GIVEN PROBLEM — Print the listing from its top line through the line containing "[0.1, 0.3, 0.5]];", nothing more, and leave out the pictures.

RECORDED DATA —
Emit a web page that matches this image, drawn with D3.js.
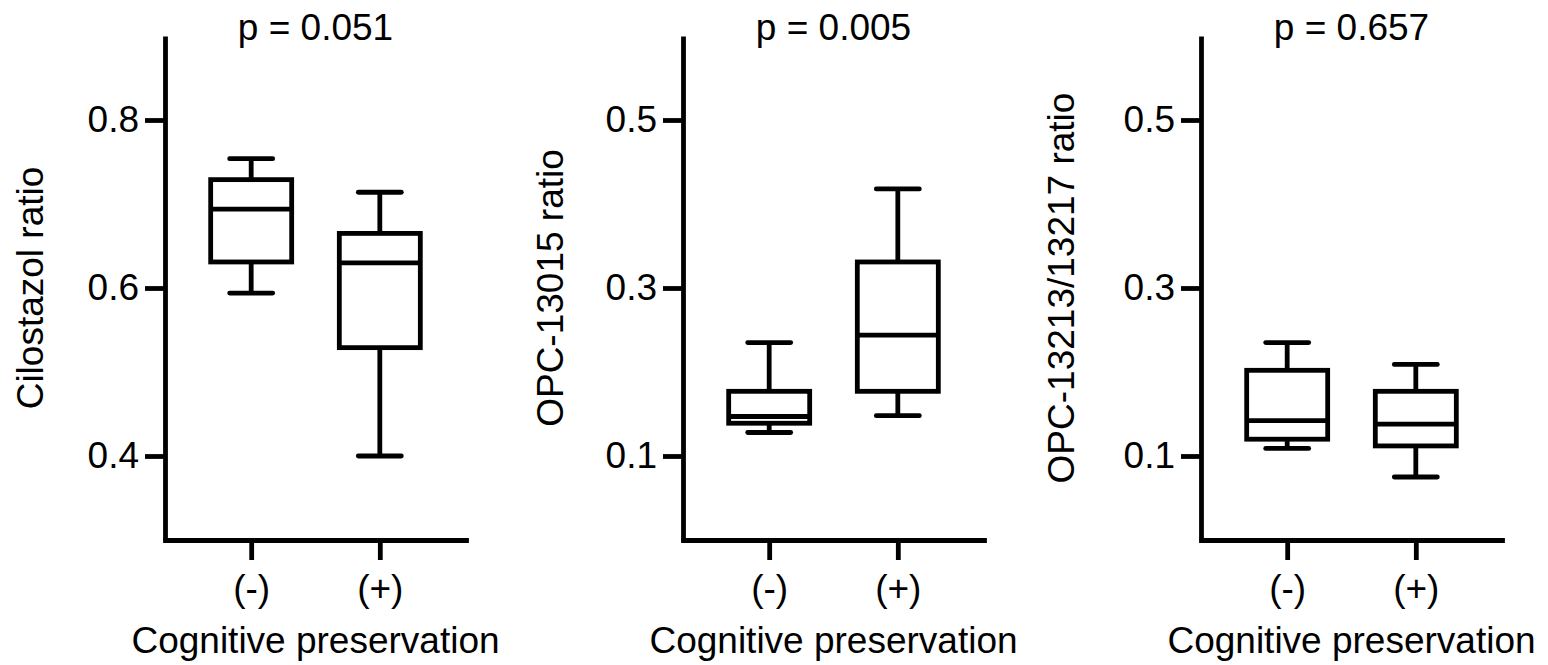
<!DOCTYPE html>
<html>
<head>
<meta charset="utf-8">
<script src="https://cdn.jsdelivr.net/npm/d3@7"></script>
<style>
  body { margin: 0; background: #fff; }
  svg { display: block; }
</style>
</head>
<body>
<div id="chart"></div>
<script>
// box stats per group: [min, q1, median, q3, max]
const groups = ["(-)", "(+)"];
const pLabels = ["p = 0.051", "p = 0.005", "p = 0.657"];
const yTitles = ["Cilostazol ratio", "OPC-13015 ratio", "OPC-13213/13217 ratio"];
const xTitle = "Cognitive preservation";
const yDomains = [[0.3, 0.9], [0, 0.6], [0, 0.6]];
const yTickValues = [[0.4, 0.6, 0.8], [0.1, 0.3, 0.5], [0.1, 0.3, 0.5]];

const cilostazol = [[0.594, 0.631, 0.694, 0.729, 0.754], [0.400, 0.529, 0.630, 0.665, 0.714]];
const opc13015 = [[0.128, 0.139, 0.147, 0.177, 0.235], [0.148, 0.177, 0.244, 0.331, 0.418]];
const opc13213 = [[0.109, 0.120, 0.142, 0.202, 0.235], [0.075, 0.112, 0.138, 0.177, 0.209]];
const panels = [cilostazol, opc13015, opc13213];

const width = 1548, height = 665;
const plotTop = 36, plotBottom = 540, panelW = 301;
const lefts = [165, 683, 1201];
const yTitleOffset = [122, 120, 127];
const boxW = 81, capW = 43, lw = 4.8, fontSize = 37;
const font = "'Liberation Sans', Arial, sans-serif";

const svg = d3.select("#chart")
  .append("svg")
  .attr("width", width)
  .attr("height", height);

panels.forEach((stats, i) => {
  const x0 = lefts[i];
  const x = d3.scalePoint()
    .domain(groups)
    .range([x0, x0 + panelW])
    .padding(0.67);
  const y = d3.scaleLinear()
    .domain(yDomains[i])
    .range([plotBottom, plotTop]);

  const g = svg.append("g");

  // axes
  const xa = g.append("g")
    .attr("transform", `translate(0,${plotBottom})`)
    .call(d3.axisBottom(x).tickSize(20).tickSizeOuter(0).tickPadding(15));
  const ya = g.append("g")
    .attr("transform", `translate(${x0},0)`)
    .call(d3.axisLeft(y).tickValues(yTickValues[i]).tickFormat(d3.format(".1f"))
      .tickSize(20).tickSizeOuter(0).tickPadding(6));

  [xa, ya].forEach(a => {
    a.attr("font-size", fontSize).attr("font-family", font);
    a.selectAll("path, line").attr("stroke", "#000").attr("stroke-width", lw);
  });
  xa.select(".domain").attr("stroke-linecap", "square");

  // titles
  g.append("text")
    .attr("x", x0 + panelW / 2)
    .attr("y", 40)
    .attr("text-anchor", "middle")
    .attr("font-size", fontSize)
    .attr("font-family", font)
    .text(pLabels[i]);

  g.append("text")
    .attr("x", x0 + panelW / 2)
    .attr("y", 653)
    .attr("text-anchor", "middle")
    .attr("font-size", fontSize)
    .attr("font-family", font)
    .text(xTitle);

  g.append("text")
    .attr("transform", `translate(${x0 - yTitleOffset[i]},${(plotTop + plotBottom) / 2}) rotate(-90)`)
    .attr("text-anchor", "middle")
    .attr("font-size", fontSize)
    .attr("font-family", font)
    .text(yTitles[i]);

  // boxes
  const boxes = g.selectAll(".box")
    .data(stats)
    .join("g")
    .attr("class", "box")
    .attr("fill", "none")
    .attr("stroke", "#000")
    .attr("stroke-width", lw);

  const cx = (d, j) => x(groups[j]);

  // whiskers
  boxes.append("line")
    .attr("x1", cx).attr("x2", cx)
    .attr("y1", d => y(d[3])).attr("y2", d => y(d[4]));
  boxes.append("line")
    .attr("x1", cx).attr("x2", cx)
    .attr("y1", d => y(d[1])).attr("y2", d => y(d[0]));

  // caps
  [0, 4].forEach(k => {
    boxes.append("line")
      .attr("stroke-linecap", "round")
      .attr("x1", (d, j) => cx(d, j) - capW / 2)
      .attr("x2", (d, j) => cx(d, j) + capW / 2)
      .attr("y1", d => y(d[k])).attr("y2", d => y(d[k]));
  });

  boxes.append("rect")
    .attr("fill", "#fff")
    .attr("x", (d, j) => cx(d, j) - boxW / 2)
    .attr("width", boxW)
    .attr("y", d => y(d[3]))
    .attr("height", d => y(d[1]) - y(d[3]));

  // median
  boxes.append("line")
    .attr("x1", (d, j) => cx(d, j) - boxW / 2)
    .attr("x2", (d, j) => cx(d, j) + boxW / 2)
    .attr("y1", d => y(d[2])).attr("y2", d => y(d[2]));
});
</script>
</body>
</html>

ANSWER TO THE TASK —
Emit a web page that matches this image, drawn with D3.js.
<!DOCTYPE html>
<html>
<head>
<meta charset="utf-8">
<script src="https://cdn.jsdelivr.net/npm/d3@7"></script>
<style>
  body { margin: 0; background: #fff; }
  svg { display: block; }
</style>
</head>
<body>
<div id="chart"></div>
<script>
// box stats per group: [min, q1, median, q3, max]
const groups = ["(-)", "(+)"];
const pLabels = ["p = 0.051", "p = 0.005", "p = 0.657"];
const yTitles = ["Cilostazol ratio", "OPC-13015 ratio", "OPC-13213/13217 ratio"];
const xTitle = "Cognitive preservation";
const yDomains = [[0.3, 0.9], [0, 0.6], [0, 0.6]];
const yTickValues = [[0.4, 0.6, 0.8], [0.1, 0.3, 0.5], [0.1, 0.3, 0.5]];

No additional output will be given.